このワールドクラスの施設は、韓国で他に例がありません。この施設は、クラシック・オーケストラ、ジャズ、ワールド・ミュージック、オペラ、演説イベントを開催し、現在のアーティストと次世代の音楽家をつなぐために設計された優れた音響環境を特徴としています。コンサート来場者の文化体験をさらに豊かにするために、BACの管理運営チームは、L-Acoustics公認パートナーであるインテグレーターのDreamsystecと公認パートナー・ディストリビュータのKlausysに注目しました。200以上のパーフォーマンスとコンサートホールのプロジェクトの経験を誇るDreamsystec社は、最適な音響環境を確保するために調整可能なキャノピー、ステージ上のサウンドリフレクター、壁の電動クロスシステムと、自慢のメインホールのコンサートサウンドシステムを統合するのに理想的なパートナーでした。


3階建てのメインホールは、ステージ前方の伝統的なシューボックス席と、ステージ後方および左右の一段高くなった客席を組み合わせたヴィンヤード席のデザインが特徴です。 Dreamsystecは、KlausysとL-Acousticsのアプリケーションチームと協力して、360°のオーディエンス全体をカバーするデザイン案を作成しました。Klausysのテクニカル・サポート・エンジニアであるジャン・チョル氏によると、 「会場のインテリアデザインとの干渉を抑えるために、システムは可能な限り目立たないようにする必要がありました。L-Acoustics K3のコンパクトなサイズがうまく残響時間の長いホールで遠達性とクリアなサウンドを提供しながら、うまく溶け込むと確信していました。」

ホールの天井から異なる高さにある音響反射板の中で、スピーカーを設置する最適な位置を特定することは困難でした。ジャン氏はL-Acoustics Soundvision 3Dモデリングソフトウェアを用いて、理想のスピーカー配置を考え、ホール全体で均一なカバレッジを確保しました。

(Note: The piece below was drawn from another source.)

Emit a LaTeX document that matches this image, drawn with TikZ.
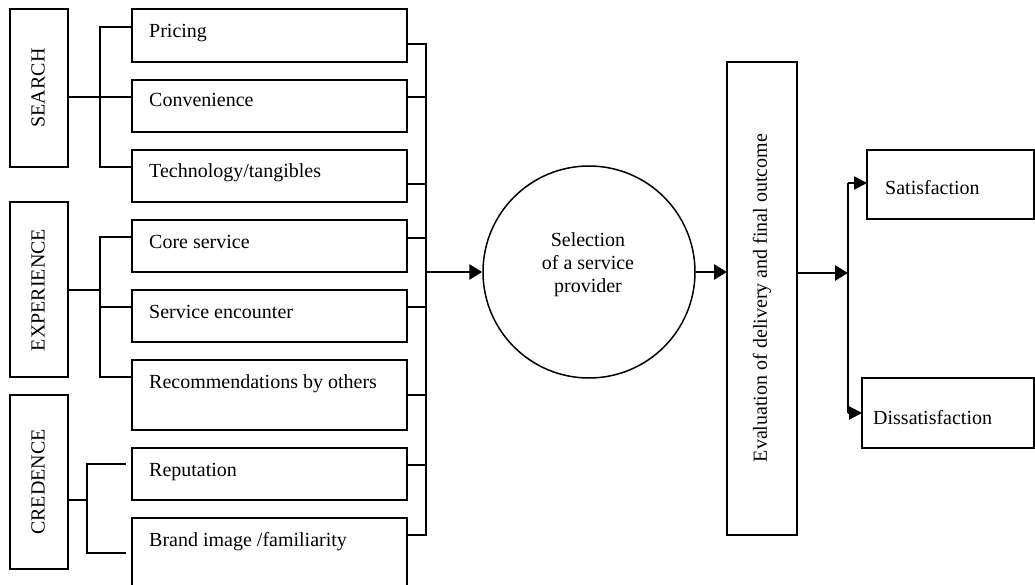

システムは、左右に10台のL-Acoustics K3アレイと、2台のA15 Focusと2台のA15 Wideのセンターアレイで構成されており、メインフロアと2階席をほとんどカバーしています。低域の限界を広げるために、フルレンジのK3エンクロージャーは2台のSB28サブウーハーで補強されています。フロントフィルには、14台のX4iコアキシャル・エンクロージャーがステージリップに均等に埋め込まれています。メイン・システムを補完するために、6台のA10 Focusキャビネットによるアレイが3階バルコニー席をカバーし、片側に2台のA10i Focusと2台のA10i Wideがディレイを提供します。4台のX12コアキシャル・スピーカーがステージ・モニタリングを実現。1台のLA2Xi、5台のLA4X、5台のLA12Xアンプリファイド・コントローラーがシステム全体をドライブします。

メイン・システムの様子

フロントフィル・システム

メインホールでは、L-Acousticsアンプリファイド・コントローラーとMilan AVBでネットワークされたAvid S6Lミキシング・コンソールが使用されています。

メインホールに隣接するアートホールは304席のブラックボックスシアターで、室内楽やソロミュージカルショーなど、小規模なクラシックコンサートに適しています。そのDreamsystec には、片側1台のL-Acoustics ARCS Focusと2台のARCS Wideによるアレイと、4台のX12によるモニタリングシステムを設置しました。システム全体は、4台のLA2Xiアンプリファイド・コントローラーで駆動されます。

システムの導入以来、BACはプチョン国際ファンタスティック映画祭、プチョン国際アニメーション映画祭、プチョン国際漫画フェスティバルなどの著名なイベントを毎年開催しています。

「最先端の音響システムは、観客とパフォーマーに最高の満足感を与えています。」とプチョン・アート・センターのディレクタは語ります。「これから、私たちが公演ごと目指していることは、最高のシステム運用を実現し、コンサート来場者に世界クラスの音響体験を提供することです。」

メインホール(左図)と304 人収容のアートホール(右図)の様子

Dreamsystecのリード・プロジェクトマネージャ、カン・ミンジュン氏 も同意見です。「私達はBACチームのオペレーション効率化に成功し、L-Acousticsのコンサートサウンドシステムでセンターがクリアなサウンドになったことで、観客の大きな満足に繋がりました。」

しかし、最も優れたフィードバックは聴衆からのものです。例えば、あるファンが、より静かで繊細な音と、よりパワフルで豊かな音の美しいハーモニーを賞賛しました。「自然な響きを生かした楽器と豊かに補強されたボーカルが美しく調和しており、プチョン・アート・センターのコンサートホールでの今後の公演が楽しみになってきました。」